Monday, September 20, 2010

september 20th....quick sand



Current mood:swallowed 
 
I imagine this is how it feels to be caught in quick sand. I have heard it described and understand its physical properties as a sort of vacuum. In essence, it uses your body’s energy to propel itself. Your energy literally charges the quick sand to become a deadly assassin. Fight hard and it fights harder and it wins. It will win.

My anger has become my very own quick sand and I’m scared of its power over me. I am angry. I am being eaten from the inside out. I have been carrying around all of this hate and anger. And it’s not just about fucktard and this ridiculous circus that has become my divorce. Nope. That’s just the icing on the quick sand cake.

I am angry. Very angry. Filled with a rage and a fire that I didn’t realize was so alive. A part I have long denied because it makes my skin uncomfortable, tight, itchy, ugly. I hate the anger. I hate the hate. I hate the part of me that woke up along with all the other parts of me that I like. I want to erase it and make it go away forever. Childish? Yes, very much so but that’s what I want. I want the quicksand to go away! I want it to eat itself. I don’t want to propel it and let it devour me. But that’s how it feels. I feel like I’m being devoured by this rage.

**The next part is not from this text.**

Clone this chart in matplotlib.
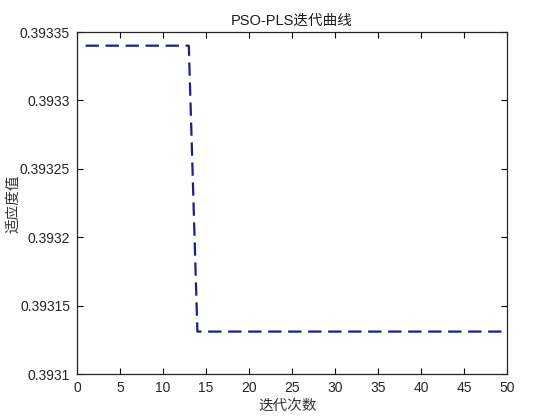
import matplotlib
matplotlib.use('Agg')
import matplotlib.pyplot as plt
import numpy as np

plt.rcParams['font.family'] = ['Liberation Sans', 'Noto Sans CJK SC', 'DejaVu Sans']

# fitness per iteration
iters = np.arange(1, 51)
fitness = [0.39334] * 13 + [0.393131] * 37

xticks = [0, 5, 10, 15, 20, 25, 30, 35, 40, 45, 50]
yticks = [0.3931, 0.39315, 0.3932, 0.39325, 0.3933, 0.39335]
ytick_labels = ['0.3931', '0.39315', '0.3932', '0.39325', '0.3933', '0.39335']

fig = plt.figure(figsize=(5.6, 4.2), dpi=100)
ax = fig.add_axes([77/560, 1 - 374/420, 430/560, 342/420])

ax.plot(iters, fitness, '--', color='#1e1e88', linewidth=1.6, dashes=(6, 3))

ax.set_xlim(0, 50)
ax.set_ylim(0.3931, 0.39335)
ax.set_xticks(xticks)
ax.set_yticks(yticks)
ax.set_yticklabels(ytick_labels)
ax.tick_params(direction='in', top=True, right=True, labelsize=10,
               labelcolor='#262626', length=4, width=0.8, pad=5)
for s in ax.spines.values():
    s.set_linewidth(0.9)
    s.set_color('#262626')

ax.set_title('PSO-PLS迭代曲线', fontsize=10.5, color='#1a1a1a', pad=5)
ax.set_xlabel('迭代次数', fontsize=10.5, color='#333333',
              family=['Noto Sans CJK SC'])
ax.set_ylabel('适应度值', fontsize=10.5, color='#333333',
              family=['Noto Sans CJK SC'])
ax.xaxis.set_label_coords(0.49, -0.072)
ax.yaxis.set_label_coords(-0.133, 0.497)

fig.savefig('out.png', dpi=100, facecolor='white')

Unfortunately it is a very real part of me. We all carry around some anger or hate or rage about something or someone or perhaps about ourselves. For me it unfolds itself and reveals places and things and people and events. All of them add up to this enormous rage that makes me feel dirty and ugly. I hate some of my choices, I hate the choices of others that have affected me, I hate the injustice that surrounds the rape, I hate the man that I trusted to care for me, I hate myself for not caring, I hate that hate, I hate that I let those choices become something other than choices. They feel concrete and heavy and unshakable. And the harder I fight, the harder they fight back. I am literally being swallowed by this fire and I’m just not sure how to put it out.

What I really want to do is hit something or someone or myself for that matter. For some reason it manifests itself in my need for physical release. I want to hit them, I want to hit it, with all my force, with all my rage and power and hate. I want to take it apart and rip it from end to end until all the rage is released and I feel comfortable again. I have to make peace with myself and with the parts of me that are good and bad. I need to make peace with the unjust nature of myself and others. With the monsters that are under the bed and in the closets and now apparently are no longer comfortable being hidden. I don’t want to embrace them or give them the time or energy and yet they take it anyway so why not do it on my terms, right? I long for some great strategy to fight the beast that is a part of me. I know better than to try and put it back in the deep dark corner. This whole fucking outpouring of emotion is really starting to piss me off. Denial is so much easier.

I imagine this is what it feels like to be caught in the quick, to be caught in the rage, to be caught and unable to break free. My energy feeds the beast that is the quick sand and only my energy can calm it. Fuck.